All Eyes on Papua: Dukungan Netizen untuk Selamatkan Hutan Adat Papua
Tercatat hingga 4 Juni 2024 seruan All Eyes on Papua dibagikan lebih dari 2,8 juta kali di Instagram Story. Netizen Indonesia ramai-ramai merepost ulang poster tersebut sebagai bentuk kepedulian perlindungan hutan adat Papua.
Sebelumnya, masyarakat Awyu di Boven Digul Papua Selatan dan Suku Moi di Sorong Papua Barat Daya melakukan aksi damai dengan mendatangi Gedung Mahkamah Agung Jakarta pada 27 Mei 2024. Kedatangan tersebut sebagai bentuk protes atas rencana pengalihan hutan menjadi Perkebunan sawit oleh PT Indo Asiana Lestari.
“Just in case buat yang belum tau, jadi hutan di Papua tepatnya di Boven Digul yang luasnya 36 ribu hektar atau lebih dari separuh luas Jakarta akan dibabat habis dan dibangun Perkebunan sawit oleh PT Indo Asiana Lestari.” Tulis dalam keterangan poster yang beredar.
Berdasarkan artikel Forest loss in Indonesian New Guinea (2001-2019): Trends, drivers and outlook yang dipublikasikan dalam laman Science Direct menyebutkan dalam kurun waktu tersebut kelestarian hutan Papua mengalami penyusutan akibat investasi masif kebun sawit.
Sebanyak 2 persen atau 748 ribu ha hutan berkurang, bahkan diprediksi di tahun 2036 penyusutan hutan Papua mencapai 4,5 ha.
Dukungan lain dilakukan melalui tanda tangan petisi yang diinisiatif oleh Yayasan Pusaka Bentala Rakyat, ramai-ramai netizen ikut serta ikut mendukung agar izin PT Indo Asiana Lestari dicabut.
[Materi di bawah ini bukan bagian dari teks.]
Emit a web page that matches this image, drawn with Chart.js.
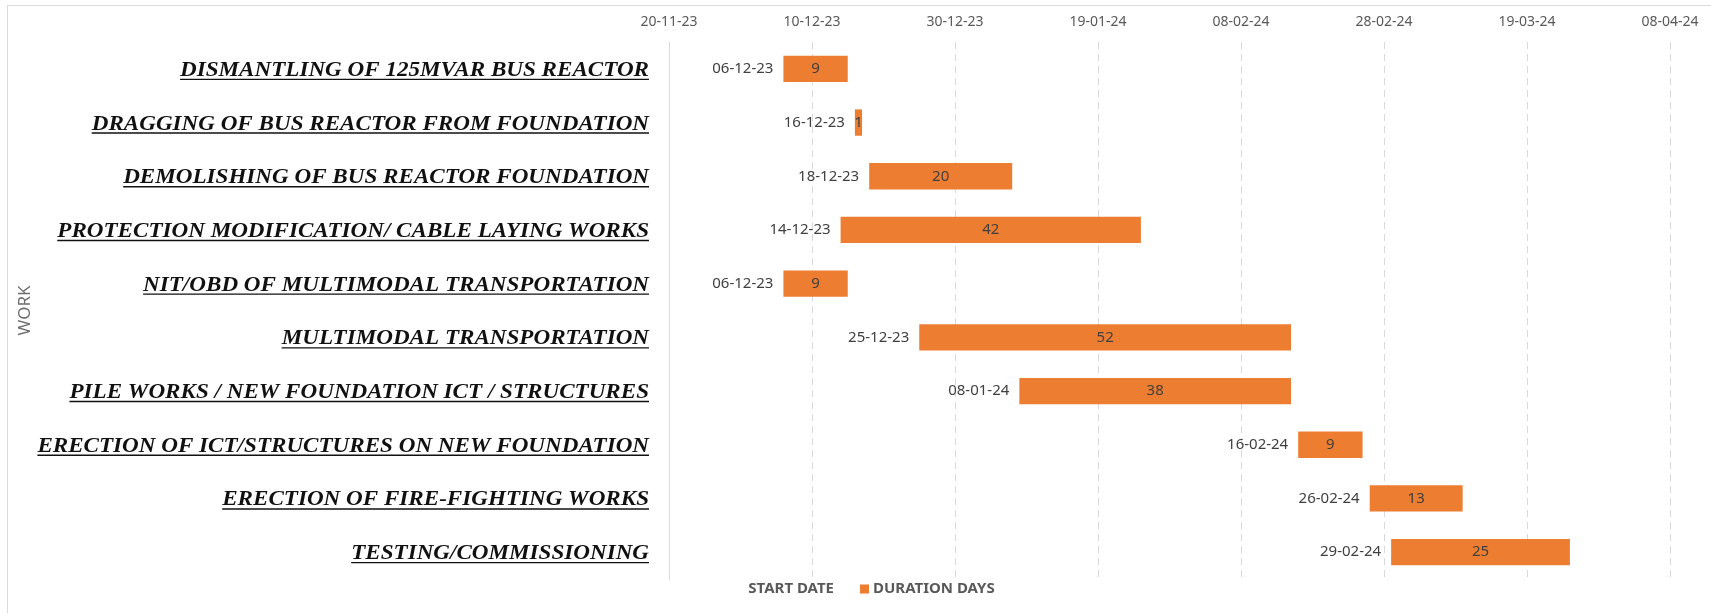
<!DOCTYPE html>
<html>
<head>
<meta charset="utf-8">
<script src="https://cdn.jsdelivr.net/npm/chart.js@4.4.1/dist/chart.umd.min.js"></script>
<style>
  html, body { margin: 0; padding: 0; background: #fff; }
  #frame { position: absolute; left: 7px; top: 5px; width: 1740px; height: 640px; border: 1px solid #d9d9d9; box-sizing: border-box; }
  #wrap { position: absolute; left: 0; top: 0; width: 1711px; height: 613px; }
</style>
</head>
<body>
<div id="frame"></div>
<div id="wrap"><canvas id="ganttCanvas"></canvas></div>
<script>
const tasks = [
  "DISMANTLING OF 125MVAR BUS REACTOR",
  "DRAGGING OF BUS REACTOR FROM FOUNDATION",
  "DEMOLISHING OF BUS REACTOR FOUNDATION",
  "PROTECTION MODIFICATION/ CABLE LAYING WORKS",
  "NIT/OBD OF MULTIMODAL TRANSPORTATION",
  "MULTIMODAL TRANSPORTATION",
  "PILE WORKS / NEW FOUNDATION ICT / STRUCTURES",
  "ERECTION OF ICT/STRUCTURES ON NEW FOUNDATION",
  "ERECTION OF FIRE-FIGHTING WORKS",
  "TESTING/COMMISSIONING",
];
const startDates = ["06-12-23", "16-12-23", "18-12-23", "14-12-23", "06-12-23", "25-12-23", "08-01-24", "16-02-24", "26-02-24", "29-02-24"];
const durationDays = [9, 1, 20, 42, 9, 52, 38, 9, 13, 25];
const xTickLabels = ["20-11-23", "10-12-23", "30-12-23", "19-01-24", "08-02-24", "28-02-24", "19-03-24", "08-04-24"];

const ORANGE = "#ED7D31";

// dd-mm-yy -> spreadsheet day serial
function toSerial(str) {
  const [d, m, y] = str.split("-").map(Number);
  return Date.UTC(2000 + y, m - 1, d) / 86400000 + 25569;
}

const startSerials = startDates.map(toSerial);
const xMin = toSerial(xTickLabels[0]);
const xMax = toSerial(xTickLabels[xTickLabels.length - 1]);

const LABEL_FONT = 'italic bold 22px "Liberation Serif"';
const LABEL_SX = 1.05;

const ganttLabels = {
  id: "ganttLabels",
  afterDatasetsDraw(chart) {
    const ctx = chart.ctx;
    const meta = chart.getDatasetMeta(1);
    ctx.save();
    ctx.font = '15px "Noto Sans"';
    ctx.fillStyle = "#404040";
    ctx.textBaseline = "middle";
    meta.data.forEach((bar, i) => {
      ctx.textAlign = "center";
      ctx.fillText(String(durationDays[i]), (bar.x + bar.base) / 2, bar.y);
      ctx.textAlign = "right";
      ctx.fillText(startDates[i], bar.base - 10, bar.y);
    });
    ctx.restore();
  },
  afterDraw(chart) {
    const ctx = chart.ctx, y = chart.scales.y;
    const right = y.right - 20;
    ctx.save();
    ctx.font = LABEL_FONT;
    ctx.fillStyle = "#111";
    ctx.strokeStyle = "#111";
    ctx.textAlign = "right";
    ctx.textBaseline = "alphabetic";
    ctx.lineWidth = 1.4;
    tasks.forEach((t, i) => {
      const cy = y.getPixelForTick(i);
      const w = ctx.measureText(t).width * LABEL_SX;
      ctx.save();
      ctx.translate(right, cy + 7);
      ctx.scale(LABEL_SX, 1);
      ctx.fillText(t, 0, 0);
      ctx.restore();
      ctx.beginPath();
      ctx.moveTo(right - w, cy + 10.5);
      ctx.lineTo(right, cy + 10.5);
      ctx.stroke();
    });

    // legend, laid out like the spreadsheet one (empty marker for the hidden series)
    const ly = 589;
    ctx.font = 'bold 15px "Noto Sans"';
    ctx.fillStyle = "#595959";
    ctx.textBaseline = "middle";
    ctx.textAlign = "right";
    ctx.fillText(chart.data.datasets[0].label, 834, ly);
    ctx.fillStyle = ORANGE;
    ctx.fillRect(860, ly - 4.5, 9, 9);
    ctx.fillStyle = "#595959";
    ctx.textAlign = "left";
    ctx.fillText(chart.data.datasets[1].label, 873, ly);
    ctx.restore();
  },
};

new Chart(document.getElementById("ganttCanvas"), {
  type: "bar",
  data: {
    labels: tasks,
    datasets: [
      {
        label: "START DATE",
        data: startSerials,
        backgroundColor: "rgba(0,0,0,0)",
        borderWidth: 0,
      },
      {
        label: "DURATION DAYS",
        data: durationDays,
        backgroundColor: ORANGE,
        borderWidth: 0,
      },
    ],
  },
  options: {
    indexAxis: "y",
    responsive: true,
    maintainAspectRatio: false,
    animation: false,
    barPercentage: 0.49,
    categoryPercentage: 1,
    layout: { padding: { left: 8, right: 41, top: 6, bottom: 34 } },
    plugins: {
      tooltip: { enabled: false },
      legend: { display: false },
    },
    scales: {
      x: {
        type: "linear",
        position: "top",
        stacked: true,
        min: xMin,
        max: xMax,
        afterBuildTicks: (scale) => {
          scale.ticks = xTickLabels.map(toSerial).map(v => ({ value: v }));
        },
        afterFit: (scale) => { scale.height = 42 - 6; },
        ticks: {
          color: "#595959",
          font: { family: "Noto Sans", size: 14 },
          padding: 12,
          callback: (v, i) => xTickLabels[i],
        },
        grid: { color: "#d9d9d9", lineWidth: 1, drawTicks: false, tickLength: 0 },
        border: { display: false, dash: [7, 5] },
      },
      y: {
        stacked: true,
        afterFit: (scale) => { scale.width = 669 - 8; },
        ticks: { color: "rgba(0,0,0,0)", font: { size: 14 } },
        grid: { display: false },
        border: { display: true, color: "#d9d9d9", width: 1 },
        title: {
          display: true,
          text: "WORK",
          color: "#6f6f6f",
          font: { family: "Noto Sans", size: 17 },
          padding: { top: 7, bottom: 0 },
        },
      },
    },
  },
  plugins: [ganttLabels],
});
</script>
</body>
</html>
Hingga 5 Juni 2024 sebanyak 207.083 tanda tangan telah terkumpul.
Masifnya Dukungan Netizen Lewat Media Sosial
Netizen ramai-ramai mendukung masyarakat Papua untuk mempertahankan hutan adat. Narasi yang dibangun terkait dampak perkebunan sawit akan menghasilkan emisi 25 juta ton CO2 serta 5 persen emisi karbon di tahun 2030 pada poster sukses membuat netizen kompak dalam aksi tersebut.
Menurut dosen Prodi Ilmu Komunikasi UII, Ibnu Darmawan, S.I.Kom., M.I.Kom. kesuksesan ini tak luput dari momentum yang berdekatan dengan poster AI terkait All Eyes on Rafah yang viral beberapa hari sebelumnya.
“Poster itu (All Eyes on Papua) bisa naik dan viral karena momentumnya tidak jauh dari All Eyes on Rafah. Poster yang dikreasikan melalui AI secara visual tidak menampilkan bentuk kekerasan dan tidak melanggar policy sehingga lolos di Instagram,” ujarnya.
Masifnya bentuk simpati dan empati yang tinggi netizen Indonesia kepada kasus kejahatan manusia di Palestina turut memberi pengaruh pada isu lingkungan di Papua.
“Di Indonesia yang concern dengan Palestina dan merepost All Eyes on Rafah sangat banyak. Sementara isu soal Papua yang sebenarnya sudah lama kembali muncul dengan desain dan pemilihan kata yang mirip Rafah akhirnya viral,” tambahnya.
Jika dengan kejadian di negeri seberang netizen Indonesia begitu peduli maka tak heran dengan kondisi di Papua. Solidaritas dan merasa ada kedekatan dengan suatu objek sehingga membentuk kelompok yang Bersatu untuk mendukung pencabutan izin pengalihan kebun sawit.
“Aware karena itu bisa terinisiasi dari Rafah aja bisa peduli masa di negeri sendiri, ada rasa solidaritas dan proksimiti. Bentuk campaign juga gampang dilakukan hanya repost makanya jadi populer,” tandasnya.
Data dari Auriga Nusantara menyebutan tahun 2022 luas hutan di provinsi Papua dan Papua Barat sekitar 33.847.928 ha. Bagi masyarakat Papua, hutan tak sekedar tanah dan pepohonan melainkan sumber kehidupan yang bernilai budaya. Sayangnya hutan Papua terus menyusut sepanjang tahun karena penebangan untuk kebutuhan industri perkebunana, kehutanan, dan pertambangan.